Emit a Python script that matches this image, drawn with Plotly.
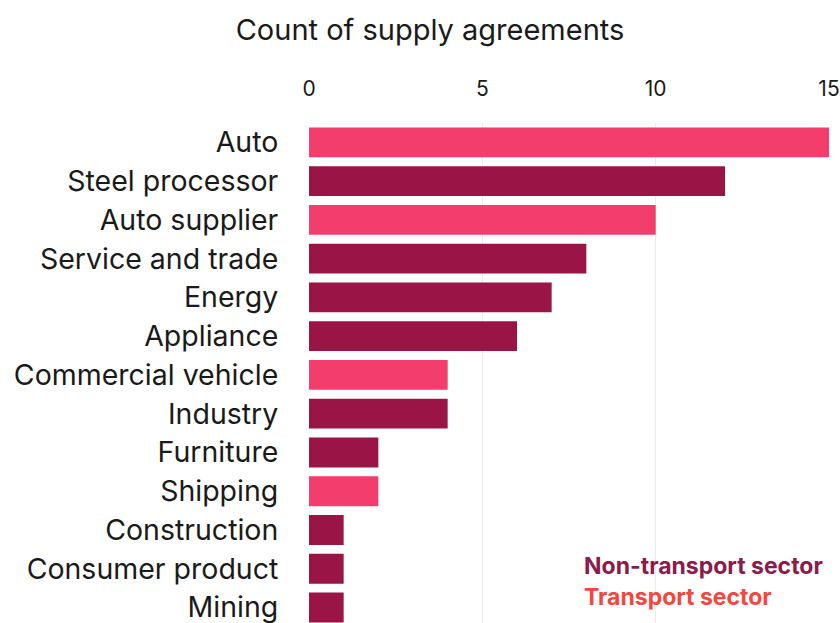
import plotly.graph_objects as go

# Supply agreements by buyer sector
sectors = [
    "Auto", "Steel processor", "Auto supplier", "Service and trade", "Energy",
    "Appliance", "Commercial vehicle", "Industry", "Furniture", "Shipping",
    "Construction", "Consumer product", "Mining",
]
counts = [15, 12, 10, 8, 7, 6, 4, 4, 2, 2, 1, 1, 1]
is_transport = [True, False, True, False, False, False, True, False, False, True,
                False, False, False]

group_names = ["Non-transport sector", "Transport sector"]
bar_colors = {"Non-transport sector": "#9A1546", "Transport sector": "#F23D6D"}
label_colors = {"Non-transport sector": "#8C1A4C", "Transport sector": "#F2473F"}
x_ticks = [0, 5, 10, 15]

FONT = "Inter"
W, H = 840, 623

groups = [group_names[1] if t else group_names[0] for t in is_transport]

fig = go.Figure(
    go.Bar(
        x=counts,
        y=sectors,
        orientation="h",
        marker=dict(color=[bar_colors[g] for g in groups], line=dict(width=0)),
        hoverinfo="x+y",
    )
)

fig.update_layout(
    width=W,
    height=H,
    margin=dict(l=309, r=11, t=123, b=0),
    paper_bgcolor="white",
    plot_bgcolor="white",
    bargap=0.23,
    showlegend=False,
    font=dict(family=FONT, color="#1a1a1a"),
    title=dict(
        text="Count of supply agreements",
        x=430 / W,
        xanchor="center",
        xref="container",
        y=1 - 30 / H,
        yanchor="middle",
        yref="container",
        font=dict(family=FONT, size=29, color="#1a1a1a"),
    ),
)

fig.update_xaxes(
    side="top",
    range=[0, 15],
    tickvals=x_ticks,
    ticktext=[str(v) for v in x_ticks],
    tickfont=dict(family=FONT, size=21, color="#1a1a1a"),
    ticklabeloverflow="allow",
    ticks="outside",
    ticklen=18,
    tickcolor="rgba(0,0,0,0)",
    showgrid=True,
    gridcolor="#EBEBEB",
    gridwidth=1,
    zeroline=False,
    showline=False,
    fixedrange=True,
)

fig.update_yaxes(
    categoryorder="array",
    categoryarray=sectors,
    range=[12.4, -0.5],
    tickfont=dict(family=FONT, size=28.5, color="#1a1a1a"),
    ticks="outside",
    ticklen=24,
    tickcolor="rgba(0,0,0,0)",
    showgrid=False,
    zeroline=False,
    showline=False,
    fixedrange=True,
)

# Colour key written as coloured text in the lower right
for i, name in enumerate(group_names):
    fig.add_annotation(
        text=f"<b>{name}</b>",
        xref="paper",
        yref="paper",
        x=(582 - 309) / (W - 309 - 11),
        y=(H - (566 + 31 * i)) / (H - 123),
        xanchor="left",
        yanchor="middle",
        showarrow=False,
        font=dict(family=FONT, size=23, color=label_colors[name]),
    )

fig.write_html("out.html")
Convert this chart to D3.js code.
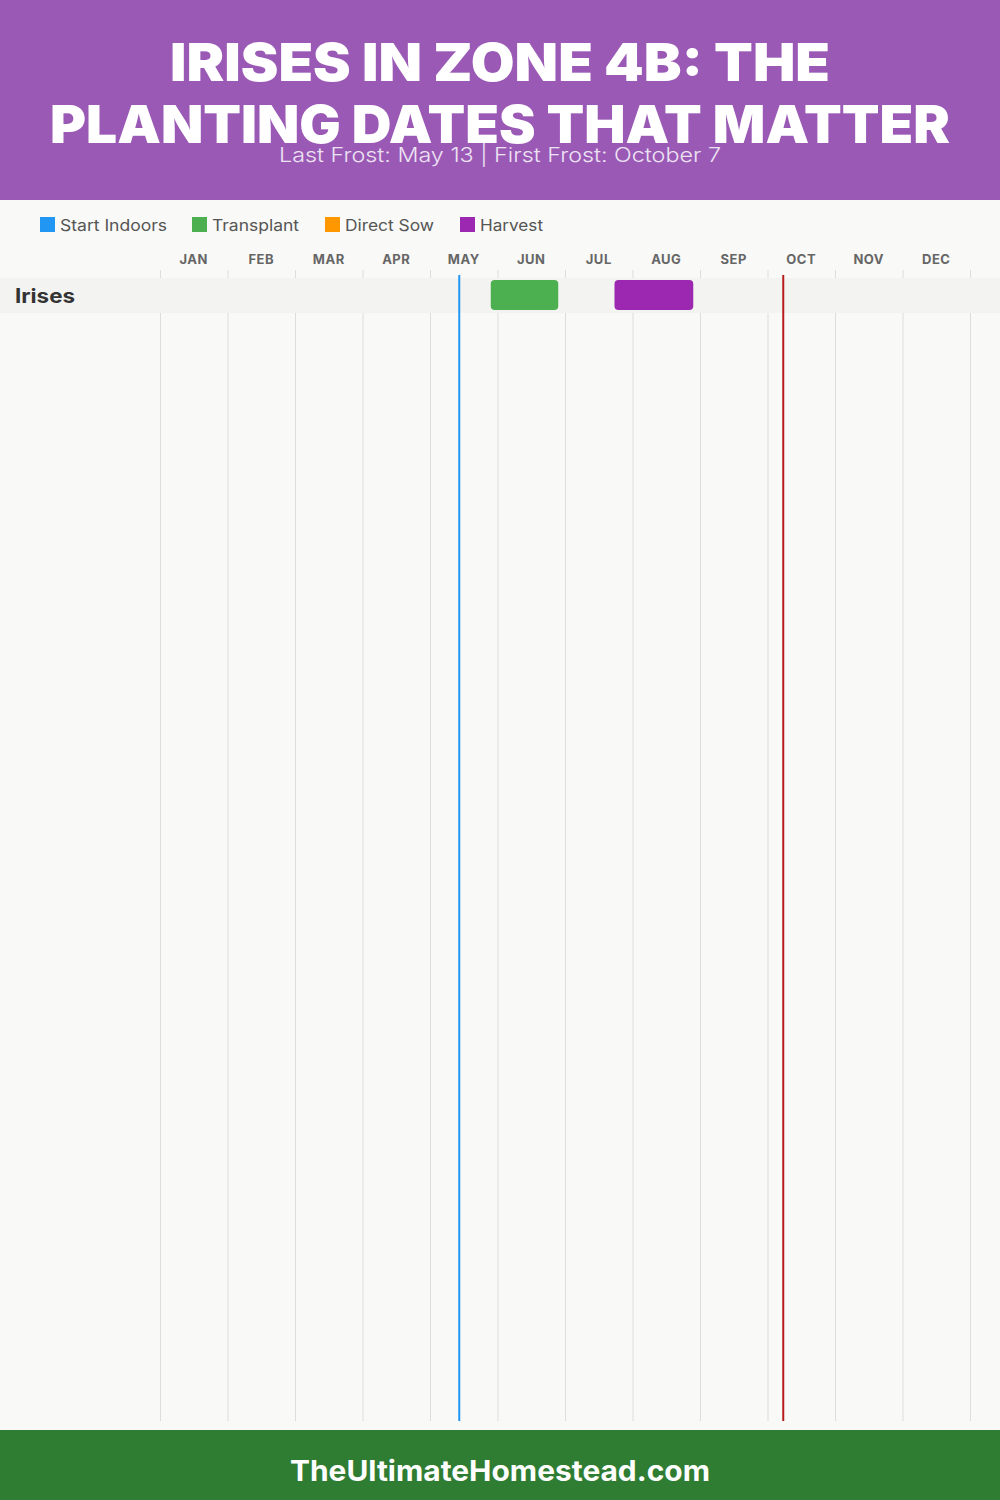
<!DOCTYPE html>
<html>
<head>
<meta charset="utf-8">
<script src="https://cdn.jsdelivr.net/npm/d3@7"></script>
<style>
  html, body { margin: 0; padding: 0; background: #f9f9f7; }
  svg { display: block; }
</style>
</head>
<body>
<svg id="chart" width="1000" height="1500"></svg>
<script>
// ---- data ----
const titleLines = ["IRISES IN ZONE 4B: THE", "PLANTING DATES THAT MATTER"];
const subtitle = "Last Frost: May 13 | First Frost: October 7";
const months = ["JAN","FEB","MAR","APR","MAY","JUN","JUL","AUG","SEP","OCT","NOV","DEC"];
const legendNames = ["Start Indoors", "Transplant", "Direct Sow", "Harvest"];
const legendColors = ["#2196F3", "#4CAF50", "#FF9800", "#9C27B0"];
const crops = ["Irises"];
// activity periods: [crop, activity, start (month, day), end (month, day)]
const periods = [
  { crop: "Irises", activity: "Transplant", start: [5, 27], end: [6, 27] },
  { crop: "Irises", activity: "Harvest",    start: [7, 22], end: [8, 27] }
];
const frostDates = [
  { name: "Last Frost",  date: [5, 13], color: "#2196F3" },
  { name: "First Frost", date: [10, 7], color: "#B71C1C" }
];
const footerText = "TheUltimateHomestead.com";

// ---- drawing ----
const W = 1000, H = 1500;
const svg = d3.select("#chart");
const FONT = "Inter, 'Open Sans', sans-serif";

const x = d3.scaleLinear().domain([0, 12]).range([160, 970]);
const dateX = ([m, d]) => x(m - 1 + d / 30);
const colorOf = d3.scaleOrdinal().domain(legendNames).range(legendColors);

// background
svg.append("rect").attr("width", W).attr("height", H).attr("fill", "#f9f9f7");

// header
svg.append("rect").attr("x", 0).attr("y", 0).attr("width", W).attr("height", 200).attr("fill", "#9B59B6");
const tWidths = [660, 900];
const tBase = [81, 143];
titleLines.forEach((t, i) => {
  svg.append("text")
    .attr("x", W / 2).attr("y", tBase[i])
    .attr("text-anchor", "middle")
    .attr("font-family", FONT)
    .attr("font-weight", 900)
    .attr("font-size", 52)
    .attr("fill", "#ffffff")
    .attr("textLength", tWidths[i])
    .attr("lengthAdjust", "spacingAndGlyphs")
    .text(t);
});
svg.append("text")
  .attr("x", W / 2).attr("y", 162)
  .attr("text-anchor", "middle")
  .attr("font-family", FONT)
  .attr("font-weight", 300)
  .attr("font-size", 20)
  .attr("fill", "#ece3f2")
  .attr("textLength", 442)
  .attr("lengthAdjust", "spacingAndGlyphs")
  .text(subtitle);

// legend
const legendX = [40, 192, 325, 460];
const legendW = [107, 87, 89, 63];
const lg = svg.append("g");
legendNames.forEach((n, i) => {
  lg.append("rect").attr("x", legendX[i]).attr("y", 217).attr("width", 15).attr("height", 15)
    .attr("fill", colorOf(n));
  lg.append("text").attr("x", legendX[i] + 20).attr("y", 231)
    .attr("font-family", FONT).attr("font-size", 16).attr("fill", "#555")
    .attr("textLength", legendW[i]).attr("lengthAdjust", "spacingAndGlyphs")
    .text(n);
});

// month gridlines
const gridTop = 270, gridBottom = 1421;
svg.append("g").selectAll("line").data(d3.range(0, 13)).join("line")
  .attr("x1", d => x(d) + 0.5).attr("x2", d => x(d) + 0.5)
  .attr("y1", gridTop).attr("y2", gridBottom)
  .attr("stroke", "#dddddd").attr("stroke-width", 1);

// month labels
svg.append("g").selectAll("text").data(months).join("text")
  .attr("x", (d, i) => x(i + 0.5))
  .attr("y", 264)
  .attr("text-anchor", "middle")
  .attr("font-family", FONT).attr("font-weight", 700).attr("font-size", 13)
  .attr("letter-spacing", 0.5)
  .attr("fill", "#666")
  .text(d => d);

// rows
const y = d3.scaleBand().domain(crops).range([278, 278 + 35 * crops.length]);
svg.append("g").selectAll("rect").data(crops).join("rect")
  .attr("x", 0).attr("width", W)
  .attr("y", d => y(d)).attr("height", y.bandwidth())
  .attr("fill", "#f3f3f1");
svg.append("g").selectAll("text").data(crops).join("text")
  .attr("x", 15).attr("y", d => y(d) + y.bandwidth() / 2 + 7)
  .attr("font-family", FONT).attr("font-weight", 700).attr("font-size", 20)
  .attr("fill", "#333")
  .attr("textLength", 60).attr("lengthAdjust", "spacingAndGlyphs")
  .text(d => d);

// bars
svg.append("g").selectAll("rect").data(periods).join("rect")
  .attr("x", d => dateX(d.start))
  .attr("width", d => dateX(d.end) - dateX(d.start))
  .attr("y", d => y(d.crop) + 2)
  .attr("height", 30)
  .attr("rx", 4)
  .attr("fill", d => colorOf(d.activity));

// frost lines
svg.append("g").selectAll("line").data(frostDates).join("line")
  .attr("x1", d => dateX(d.date)).attr("x2", d => dateX(d.date))
  .attr("y1", 275).attr("y2", gridBottom)
  .attr("stroke", d => d.color).attr("stroke-width", 2);

// footer
svg.append("rect").attr("x", 0).attr("y", 1430).attr("width", W).attr("height", 70).attr("fill", "#2E7D32");
svg.append("text")
  .attr("x", W / 2).attr("y", 1481)
  .attr("text-anchor", "middle")
  .attr("font-family", FONT).attr("font-weight", 700).attr("font-size", 28)
  .attr("fill", "#ffffff")
  .attr("textLength", 420)
  .attr("lengthAdjust", "spacingAndGlyphs")
  .text(footerText);
</script>
</body>
</html>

▶ Brief
Only the lines from the top of the records through the line with "import plotly.graph_objects as go" belong in the copy; write them out exactly, leaving out pictures.

▶ Exercise result
Emit a Python script that matches this image, drawn with Plotly.
import plotly.graph_objects as go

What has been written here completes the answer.